If You’re Rich, You Should Have Died in 2010
That was the year the death tax was completely eliminated for one year. The families of philanthropist John Kluge, Texas oilman Dan Duncan, and Yankee’s mogul George Steinbrenner made out like bandits in 2010. Unfortunately, 2013 will see a crushing increase in the death tax.
In 2013, the death tax will revert to its antiquated, pre-2001 form. The applicable exclusion amount will plummet to $1,000,000, and the top marginal rate will leap twenty points to 55%. A 5% surtax will also return, to be levied on estates between $10 million and $17 million. This raises the top effective rate of the death tax to 60%.

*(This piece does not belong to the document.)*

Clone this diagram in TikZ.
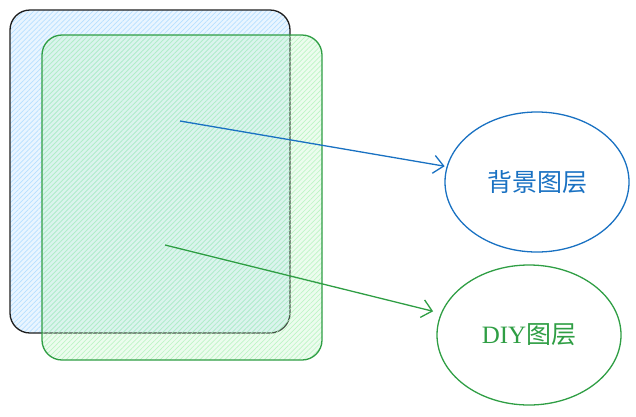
\documentclass[tikz,border=0pt]{standalone}
\usepackage{fontspec}
\setmainfont{Liberation Serif}
\newfontfamily\cjk{Noto Sans CJK SC}
\usetikzlibrary{shapes.geometric,arrows.meta,patterns.meta}
\definecolor{exblue}{HTML}{1971C2}
\definecolor{exgreen}{HTML}{2F9E44}
\definecolor{exblack}{HTML}{1E1E1E}
\definecolor{lblue}{HTML}{A5D8FF}
\definecolor{lgreen}{HTML}{B2F2BB}
\tikzset{
  layerbox/.style={rounded corners=20pt, line width=1.3pt},
  bubble/.style={ellipse, line width=1.3pt, minimum width=184pt, minimum height=140pt, font=\fontsize{25}{30}\selectfont},
  link/.style={line width=1.3pt, -{Straight Barb[length=10pt,width=18pt]}, shorten >=2pt}
}
\begin{document}
\begin{tikzpicture}[x=1pt,y=-1pt]
\useasboundingbox (0,0) rectangle (636,416);
% background layer
\fill[lblue!25, rounded corners=20pt] (10,10) rectangle (290,333);
\fill[pattern={Lines[angle=45,distance=3.5pt,line width=0.7pt]}, pattern color=lblue!80, rounded corners=20pt] (10,10) rectangle (290,333);
\draw[layerbox, exblack] (10,10) rectangle (290,333);
% DIY layer
\fill[lgreen, opacity=0.25, rounded corners=20pt] (42,35) rectangle (322,360);
\fill[pattern={Lines[angle=45,distance=3.5pt,line width=0.7pt]}, pattern color=lgreen, opacity=0.8, rounded corners=20pt] (42,35) rectangle (322,360);
\draw[layerbox, exgreen] (42,35) rectangle (322,360);
% ellipses
\node[bubble, draw=exblue, text=exblue] (bg) at (537,182) {\cjk 背景图层};
\node[bubble, draw=exgreen, text=exgreen] (diy) at (529,335) {DIY{\cjk 图层}};
% arrows
\coordinate (s1) at (180,121);
\coordinate (s2) at (165,245);
\draw[link, exblue] (s1) -- (bg);
\draw[link, exgreen, shorten >=8pt] (s2) -- (diy);
\end{tikzpicture}
\end{document}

Not only will the rate sharply increase, the amount of people estimated to be affected by the tax law changes will go up more than 13-fold. But truest and most invisible effects will be felt in the economy:
The economic incidence of the death tax is far broader, because it causes many wealthy individuals to save less, choosing instead to retire early or, as Milton Friedman put it, “dissipate their wealth on high living.” This reduction in savings means a concomitant reduction in investment, lessening the flow of capital to businesses and organizations where countless ordinary Americans are employed.
Additionally, a study done by the Tax Foundation when the death tax was 55% concluded that it “has roughly the same effect on entrepreneurial incentives as a doubling of income tax rates.”
The death tax rate change is only one of many, many tax increases scheduled for 2013, unless Congress makes changes to it at the last minute.